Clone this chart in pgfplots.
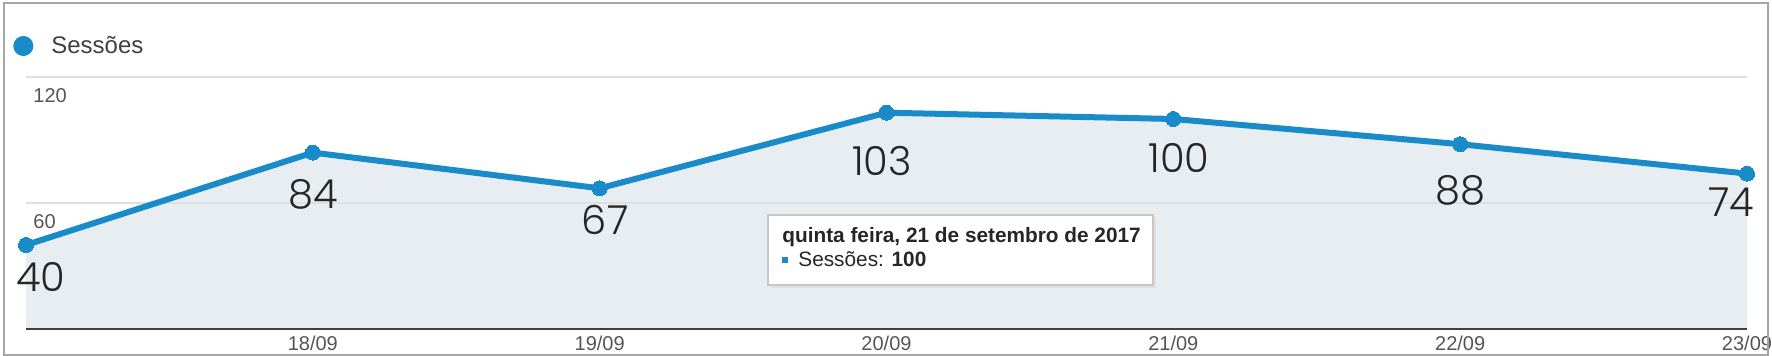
\documentclass[border=0pt]{standalone}
\usepackage{pgfplots}
\pgfplotsset{compat=1.18}
\usepackage{fontspec}
\setmainfont{Liberation Sans}
\newfontfamily\labfont{Poppins Light}
\definecolor{sess}{HTML}{1A8BC9}
\definecolor{areafill}{HTML}{E8EDF1}
\definecolor{gridc}{HTML}{DDE0E3}
\definecolor{tickc}{HTML}{555555}
\begin{document}
\begin{tikzpicture}
\begin{axis}[name=ax, set layers, scale only axis, width=860.5pt, height=126pt,
  xmin=0, xmax=6, ymin=0, ymax=120,
  /pgf/number format/assume math mode=true,
  xtick={0,...,6}, xticklabels={,18/09,19/09,20/09,21/09,22/09,23/09},
  ytick={60,120}, ymajorgrids, grid style={gridc, line width=0.6pt},
  axis x line*=bottom, axis y line*=left,
  y axis line style={draw=none},
  x axis line style={draw=black!75, line width=1pt},
  major tick length=0pt,
  tick label style={font=\fontsize{10}{12}\selectfont, text=tickc},
  yticklabel style={anchor=north west, inner sep=0pt, xshift=3.5pt, yshift=-5.5pt},
  xticklabel style={anchor=north},
  clip=false,
  legend style={at={(-0.0076,1.123)}, anchor=west, draw=none, fill=none,
    font=\fontsize{12}{14}\selectfont, text=black!75, inner sep=0pt,
    /tikz/every odd column/.append style={column sep=7pt}},
  legend image code/.code={\fill[sess] (3.5pt,0) circle (3.5pt);},
]
\addplot[fill=areafill, draw=none, forget plot, on layer=axis background]
  coordinates {(0,40)(1,84)(2,67)(3,103)(4,100)(5,88)(6,74)} \closedcycle;
\addplot[sess, line width=3pt, line join=round, mark=*, mark size=3.75pt,
  mark options={fill=sess, draw=sess, line width=0pt}]
  coordinates {(0,40)(1,84)(2,67)(3,103)(4,100)(5,88)(6,74)};
\addlegendentry{Sessões}
\begin{scope}[every node/.style={font=\labfont\fontsize{20}{24}\selectfont, text=black!85}]
\node at (axis cs:0.052,24.8) {40};
\node at (axis cs:1.0006,64.3) {84};
\node at (axis cs:2.019,51.9) {67};
\node at (axis cs:2.984,80.0) {103};
\node at (axis cs:4.02,81.4) {100};
\node at (axis cs:5.0,66.2) {88};
\node at (axis cs:5.944,60.5) {74};
\end{scope}
\end{axis}
\begin{scope}[shift={(ax.south west)}, x=0.5pt, y=0.5pt]
  \fill[black!12] (745,41) rectangle (1130,111);
  \draw[black!22, fill=white, line width=0.6pt] (742,44) rectangle (1127,114);
  \node[anchor=base west, font=\bfseries\fontsize{10.4}{12}\selectfont, text=black!85, inner sep=0pt] at (756,86) {quinta feira, 21 de setembro de 2017};
  \fill[sess] (756,66) rectangle (762,72);
  \node[anchor=base west, font=\fontsize{10.4}{12}\selectfont, text=black!85, inner sep=0pt] at (772,62) {Sessões: \textbf{100}};
  \draw[gray!70, line width=1.2pt] (-22,-26) rectangle (1742,326);
  \pgfresetboundingbox
  \useasboundingbox (-26,-27) rectangle (1746,329);
\end{scope}
\end{tikzpicture}
\end{document}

+++

◆ What the task asks ◆
Make an exact copy of all the material, but keep the pictures out of it.

◆ Result of the exercise ◆
Clone this chart in pgfplots.
\documentclass[border=0pt]{standalone}
\usepackage{pgfplots}
\pgfplotsset{compat=1.18}
\usepackage{fontspec}
\setmainfont{Liberation Sans}
\newfontfamily\labfont{Poppins Light}
\definecolor{sess}{HTML}{1A8BC9}
\definecolor{areafill}{HTML}{E8EDF1}
\definecolor{gridc}{HTML}{DDE0E3}
\definecolor{tickc}{HTML}{555555}
\begin{document}
\begin{tikzpicture}
\begin{axis}[name=ax, set layers, scale only axis, width=860.5pt, height=126pt,
  xmin=0, xmax=6, ymin=0, ymax=120,
  /pgf/number format/assume math mode=true,
  xtick={0,...,6}, xticklabels={,18/09,19/09,20/09,21/09,22/09,23/09},
  ytick={60,120}, ymajorgrids, grid style={gridc, line width=0.6pt},
  axis x line*=bottom, axis y line*=left,
  y axis line style={draw=none},
  x axis line style={draw=black!75, line width=1pt},
  major tick length=0pt,
  tick label style={font=\fontsize{10}{12}\selectfont, text=tickc},
  yticklabel style={anchor=north west, inner sep=0pt, xshift=3.5pt, yshift=-5.5pt},
  xticklabel style={anchor=north},
  clip=false,
  legend style={at={(-0.0076,1.123)}, anchor=west, draw=none, fill=none,
    font=\fontsize{12}{14}\selectfont, text=black!75, inner sep=0pt,
    /tikz/every odd column/.append style={column sep=7pt}},
  legend image code/.code={\fill[sess] (3.5pt,0) circle (3.5pt);},
]
\addplot[fill=areafill, draw=none, forget plot, on layer=axis background]
  coordinates {(0,40)(1,84)(2,67)(3,103)(4,100)(5,88)(6,74)} \closedcycle;
\addplot[sess, line width=3pt, line join=round, mark=*, mark size=3.75pt,
  mark options={fill=sess, draw=sess, line width=0pt}]
  coordinates {(0,40)(1,84)(2,67)(3,103)(4,100)(5,88)(6,74)};
\addlegendentry{Sessões}
\begin{scope}[every node/.style={font=\labfont\fontsize{20}{24}\selectfont, text=black!85}]
\node at (axis cs:0.052,24.8) {40};
\node at (axis cs:1.0006,64.3) {84};
\node at (axis cs:2.019,51.9) {67};
\node at (axis cs:2.984,80.0) {103};
\node at (axis cs:4.02,81.4) {100};
\node at (axis cs:5.0,66.2) {88};
\node at (axis cs:5.944,60.5) {74};
\end{scope}
\end{axis}
\begin{scope}[shift={(ax.south west)}, x=0.5pt, y=0.5pt]
  \fill[black!12] (745,41) rectangle (1130,111);
  \draw[black!22, fill=white, line width=0.6pt] (742,44) rectangle (1127,114);
  \node[anchor=base west, font=\bfseries\fontsize{10.4}{12}\selectfont, text=black!85, inner sep=0pt] at (756,86) {quinta feira, 21 de setembro de 2017};
  \fill[sess] (756,66) rectangle (762,72);
  \node[anchor=base west, font=\fontsize{10.4}{12}\selectfont, text=black!85, inner sep=0pt] at (772,62) {Sessões: \textbf{100}};
  \draw[gray!70, line width=1.2pt] (-22,-26) rectangle (1742,326);
  \pgfresetboundingbox
  \useasboundingbox (-26,-27) rectangle (1746,329);
\end{scope}
\end{tikzpicture}
\end{document}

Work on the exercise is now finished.